Compared to the Core i9-9900KF which runs at around 5.0 GHz clock speeds, the ES Renoir APU was able to offer around 5% better multi-threaded performance but the Core i9-9900KF took a 6 percent lead in the single-core tests. Based on this, the final retail chip will have no problem even outpacing the Core i9-9900KF and the Core i7-10700K in the single-core performance metrics.
The leaker also tested out the graphics capabilities of the Vega 8 GPU onboard the Ryzen 7 4700G and found it to be a very capable graphics solution. The ES chip had the Vega 8 GPU running at 1.7 GHz instead of the final 2.1 GHz clock speed. To fix that, the leaker overclocked the GPU to 2.4 GHz with DDR4 memory at 4200 MHz.
No screenshots or pictures were posted by the leaker but he did share some performance results in 3DMark Firestrike. The AMD Ryzen 7 4700G scored around 5100 points in the 3DMark Firestrike performance and about 2700 points in the 3DMark Firestrike Extreme benchmark.

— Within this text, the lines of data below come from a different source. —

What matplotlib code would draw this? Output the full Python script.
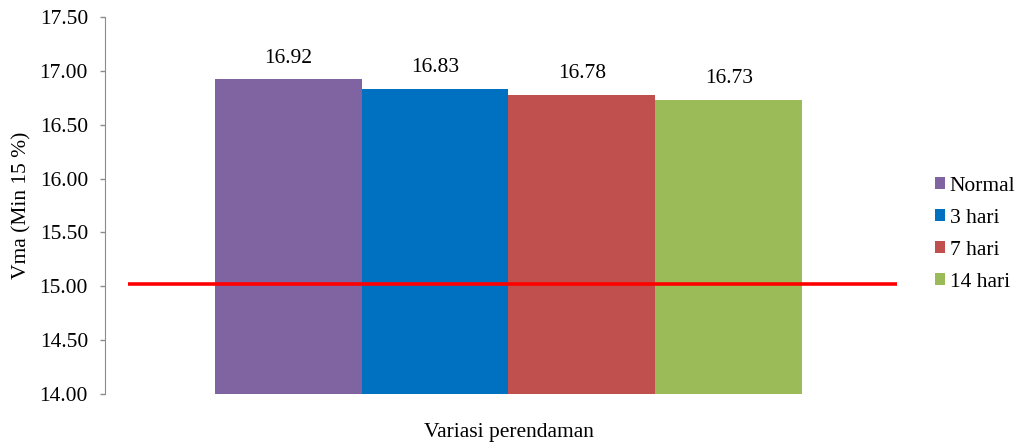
import matplotlib.pyplot as plt
from matplotlib.patches import Patch

plt.rcParams['font.family'] = ['Liberation Serif', 'DejaVu Serif']

series = ['Normal', '3 hari', '7 hari', '14 hari']
vma = [16.92, 16.83, 16.78, 16.73]
colors = ['#8064A2', '#0070C0', '#C0504D', '#9BBB59']
batas = 15.0

fs = 15.5
fig = plt.figure(figsize=(10.18, 4.42), dpi=100)
ax = fig.add_axes([0.1031, 0.1086, 0.7928, 0.8529])

bar_width = 0.182
offsets = [(i - 1.5) * bar_width for i in range(len(series))]
for off, val, col in zip(offsets, vma, colors):
    ax.bar(off, val - 14.0, bottom=14.0, width=bar_width, color=col)
    ax.text(off, val + 0.11, f"{val:.2f}", ha='center', va='bottom', fontsize=fs)

# garis batas minimum
ax.plot([-0.4715, 0.4814], [batas + 0.02, batas + 0.02], color='#FF0000', lw=2.6, solid_capstyle='butt')

ax.set_xlim(-0.5, 0.5)
ax.set_ylim(14.0, 17.5)
ax.set_yticks([14.0 + 0.5 * i for i in range(8)])
ax.set_yticklabels([f"{14.0 + 0.5 * i:.2f}" for i in range(8)], fontsize=fs)
ax.set_xticks([])
for s in ['top', 'right', 'bottom']:
    ax.spines[s].set_visible(False)
ax.spines['left'].set_color('#8C8C8C')
ax.tick_params(axis='y', color='#8C8C8C', length=3.6, width=1, pad=8.6)

ax.set_ylabel('Vma (Min 15 %)', fontsize=fs, labelpad=6)
ax.set_xlabel('Variasi perendaman', fontsize=fs, labelpad=21)

handles = [Patch(facecolor=c) for c in colors]
fig.legend(handles, series, loc='center left', bbox_to_anchor=(0.899, 0.47),
           frameon=False, fontsize=fs, handlelength=0.5, handleheight=0.5,
           handletextpad=0.2, labelspacing=0.6)

fig.savefig('out.png', dpi=100)
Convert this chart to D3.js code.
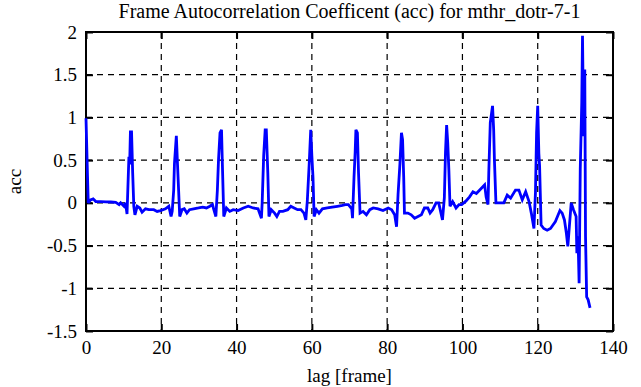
<!DOCTYPE html>
<html>
<head>
<meta charset="utf-8">
<script src="https://cdn.jsdelivr.net/npm/d3@7"></script>
<style>
  body { margin: 0; background: #fff; }
  svg text { font-family: "Liberation Serif", "Times New Roman", serif; fill: #000; }
</style>
</head>
<body>
<div id="viz"></div>
<script>
// lag [frame] and acc
var lag = [0, 0.4, 0.6, 1.2, 1.9, 2.6, 3.9, 5.3, 6.6, 7.9, 8.8, 9.2, 10.1, 10.5, 10.9, 11.4, 11.6, 11.8, 12.1, 12.4,
  12.7, 13.0, 13.6, 14.3, 14.9, 15.8, 16.7, 18.0, 18.9, 19.8, 21.1, 22.0, 22.6, 22.9, 23.3, 23.5, 24.0, 24.3, 24.6, 24.9,
  25.5, 26.1, 26.8, 27.5, 28.6, 29.9, 31.0, 32.0, 32.9, 33.6, 33.9, 34.5, 34.9, 35.2, 35.6, 36.0, 36.2, 36.6, 37.3, 38.2,
  39.1, 40.4, 41.8, 43.1, 44.4, 45.7, 46.6, 46.8, 47.2, 47.6, 47.9, 48.3, 48.6, 49.2, 50.1, 50.7, 51.4, 52.3, 53.6, 54.4,
  55.3, 56.2, 57.1, 57.9, 58.4, 58.8, 59.3, 59.7, 60.0, 60.3, 60.6, 61.2, 61.9, 62.8, 64.1, 65.4, 66.8, 68.1, 68.9, 69.7,
  70.6, 70.8, 71.2, 71.5, 71.7, 72.1, 72.4, 72.8, 73.6, 74.5, 75.4, 76.3, 77.6, 78.9, 80.3, 81.2, 82.0, 82.5, 82.9, 83.4,
  83.8, 84.1, 84.4, 84.6, 85.5, 86.4, 87.3, 88.2, 89.1, 89.9, 90.8, 91.4, 92.1, 93.0, 93.7, 94.3, 94.7, 95.2, 95.5, 95.8,
  96.1, 96.4, 96.7, 97.4, 98.3, 99.1, 99.8, 100.9, 101.9, 102.8, 103.7, 104.6, 105.9, 106.3, 106.8, 107.0, 107.4, 108.0, 108.3, 108.5,
  108.9, 110.1, 111.0, 111.9, 112.8, 114.1, 115.0, 115.9, 116.8, 117.7, 118.3, 119.0, 119.4, 119.7, 120.0, 120.3, 120.5, 120.9, 121.6, 122.5,
  123.4, 124.7, 125.9, 126.5, 127.1, 127.6, 128.0, 128.4, 128.9, 129.5, 130.2, 130.4, 130.7, 131.0, 131.3, 131.7, 131.9, 132.2, 132.5, 132.7,
  133.0, 133.4, 133.9];
var acc = [0.99, 0.31, 0.0, 0.035, 0.047, 0.015, 0.015, 0.012, 0.01, 0.005, -0.02, 0.0, -0.04, 0.0, -0.13, 0.54, 0.45, 0.83, 0.83, 0.35,
  -0.04, -0.14, -0.04, -0.06, -0.11, -0.07, -0.08, -0.08, -0.1, -0.09, -0.07, -0.04, -0.16, -0.1, 0.15, 0.46, 0.785, 0.46, 0.15, -0.16,
  -0.08, -0.07, -0.12, -0.08, -0.07, -0.06, -0.05, -0.06, -0.04, -0.02, -0.07, -0.16, 0.15, 0.5, 0.82, 0.855, 0.5, -0.16, -0.06, -0.1,
  -0.08, -0.09, -0.06, -0.04, -0.06, -0.07, -0.18, 0.0, 0.55, 0.855, 0.855, 0.35, -0.16, -0.08, -0.12, -0.16, -0.1, -0.1, -0.08, -0.04,
  -0.06, -0.08, -0.08, -0.12, -0.2, 0.03, 0.46, 0.855, 0.55, 0.3, -0.16, -0.08, -0.12, -0.07, -0.06, -0.05, -0.04, -0.03, -0.02, -0.02,
  -0.07, -0.18, 0.3, 0.59, 0.855, 0.82, 0.35, -0.12, -0.1, -0.14, -0.08, -0.06, -0.07, -0.09, -0.06, -0.08, -0.14, -0.28, 0.1, 0.46,
  0.82, 0.74, 0.3, -0.12, -0.12, -0.14, -0.18, -0.16, -0.14, -0.06, -0.06, -0.12, -0.08, 0.0, 0.0, -0.12, -0.2, 0.06, 0.59, 0.91,
  0.7, 0.38, -0.04, 0.015, -0.06, -0.02, -0.02, 0.02, 0.07, 0.13, 0.11, 0.15, 0.21, 0.07, -0.02, 0.35, 0.94, 1.135, 0.855, 0.5,
  0.0, 0.0, 0.0, 0.09, 0.055, 0.15, 0.15, 0.035, 0.13, 0.015, -0.12, -0.3, 0.12, 0.82, 1.135, 0.58, 0.43, -0.26, -0.30, -0.32,
  -0.30, -0.22, -0.09, -0.12, -0.2, -0.35, -0.51, -0.28, 0.0, -0.08, -0.16, -0.59, -0.39, -0.94, 0.39, 1.17, 1.955, 0.78, 1.56, -0.39,
  -1.1, -1.135, -1.23];

var xTicks = [0, 20, 40, 60, 80, 100, 120, 140];
var yTicks = [-1.5, -1, -0.5, 0, 0.5, 1, 1.5, 2];

var width = 641,
    height = 387,
    pLeft = 86, pRight = 613, pTop = 32, pBottom = 331;

var x = d3.scaleLinear().domain([0, 140]).range([pLeft, pRight]);
var y = d3.scaleLinear().domain([-1.5, 2]).range([pBottom, pTop]);

var svg = d3.select("#viz").append("svg")
    .attr("width", width)
    .attr("height", height);

// grid
var grid = svg.append("g")
    .attr("stroke", "#000")
    .attr("stroke-width", 1.2)
    .attr("stroke-dasharray", "6,5");
grid.selectAll("line.gx")
    .data(xTicks.slice(1, -1))
    .enter().append("line")
    .attr("x1", function(d) { return x(d); })
    .attr("x2", function(d) { return x(d); })
    .attr("y1", pTop)
    .attr("y2", pBottom);
grid.selectAll("line.gy")
    .data(yTicks.slice(1, -1))
    .enter().append("line")
    .attr("y1", function(d) { return y(d); })
    .attr("y2", function(d) { return y(d); })
    .attr("x1", pLeft)
    .attr("x2", pRight);

// axes, ticks pointing inward
function fmt(d) { return String(d); }

var gx = svg.append("g")
    .attr("transform", "translate(0," + pBottom + ")")
    .call(d3.axisBottom(x).tickValues(xTicks).tickSize(-7).tickPadding(10).tickFormat(fmt));
var gy = svg.append("g")
    .attr("transform", "translate(" + pLeft + ",0)")
    .call(d3.axisLeft(y).tickValues(yTicks).tickSize(-7).tickPadding(9).tickFormat(fmt));
var gt = svg.append("g")
    .attr("transform", "translate(0," + pTop + ")")
    .call(d3.axisTop(x).tickValues(xTicks).tickSize(-7).tickFormat(""));
var gr = svg.append("g")
    .attr("transform", "translate(" + pRight + ",0)")
    .call(d3.axisRight(y).tickValues(yTicks).tickSize(-7).tickFormat(""));

[gx, gy, gt, gr].forEach(function(g) {
  g.select(".domain").remove();
  g.selectAll(".tick line").attr("stroke", "#000").attr("stroke-width", 2);
  g.selectAll(".tick text")
    .style("font-family", "'Liberation Serif', serif")
    .style("font-size", "19px")
    .attr("fill", "#000");
});

// frame
svg.append("rect")
    .attr("x", pLeft)
    .attr("y", pTop)
    .attr("width", pRight - pLeft)
    .attr("height", pBottom - pTop)
    .attr("fill", "none")
    .attr("stroke", "#000")
    .attr("stroke-width", 2);

// the series
var line = d3.line()
    .x(function(d, i) { return x(lag[i]); })
    .y(function(d) { return y(d); });

svg.append("path")
    .datum(acc)
    .attr("d", line)
    .attr("fill", "none")
    .attr("stroke", "#0000ff")
    .attr("stroke-width", 2.8)
    .attr("stroke-linejoin", "miter")
    .attr("stroke-miterlimit", 3);

// texts
svg.append("text")
    .attr("x", (pLeft + pRight) / 2)
    .attr("y", 18)
    .attr("text-anchor", "middle")
    .style("font-size", "20px")
    .text("Frame Autocorrelation Coefficent (acc) for mthr_dotr-7-1");

svg.append("text")
    .attr("x", (pLeft + pRight) / 2)
    .attr("y", 382)
    .attr("text-anchor", "middle")
    .style("font-size", "19px")
    .text("lag [frame]");

svg.append("text")
    .attr("transform", "translate(21," + ((pTop + pBottom) / 2) + ") rotate(-90)")
    .attr("text-anchor", "middle")
    .style("font-size", "19px")
    .text("acc");
</script>
</body>
</html>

Once again, the benchmark results are not based on final silicon or drivers so expect the performance of those to be much higher.
Compared to the Radeon RX 550 & RX460, the AMD Vega 8 GPU performs much better in 3Dmark Firestrike with performance almost around a GeForce GTX 950. The Radeon RX 550 scores around 3800-3900 points in the same benchmark and that is impressive since those are supplemented by faster GDDR5 memory and higher power limits compared to the constrained nature of the Vega 8 GPU on an APU.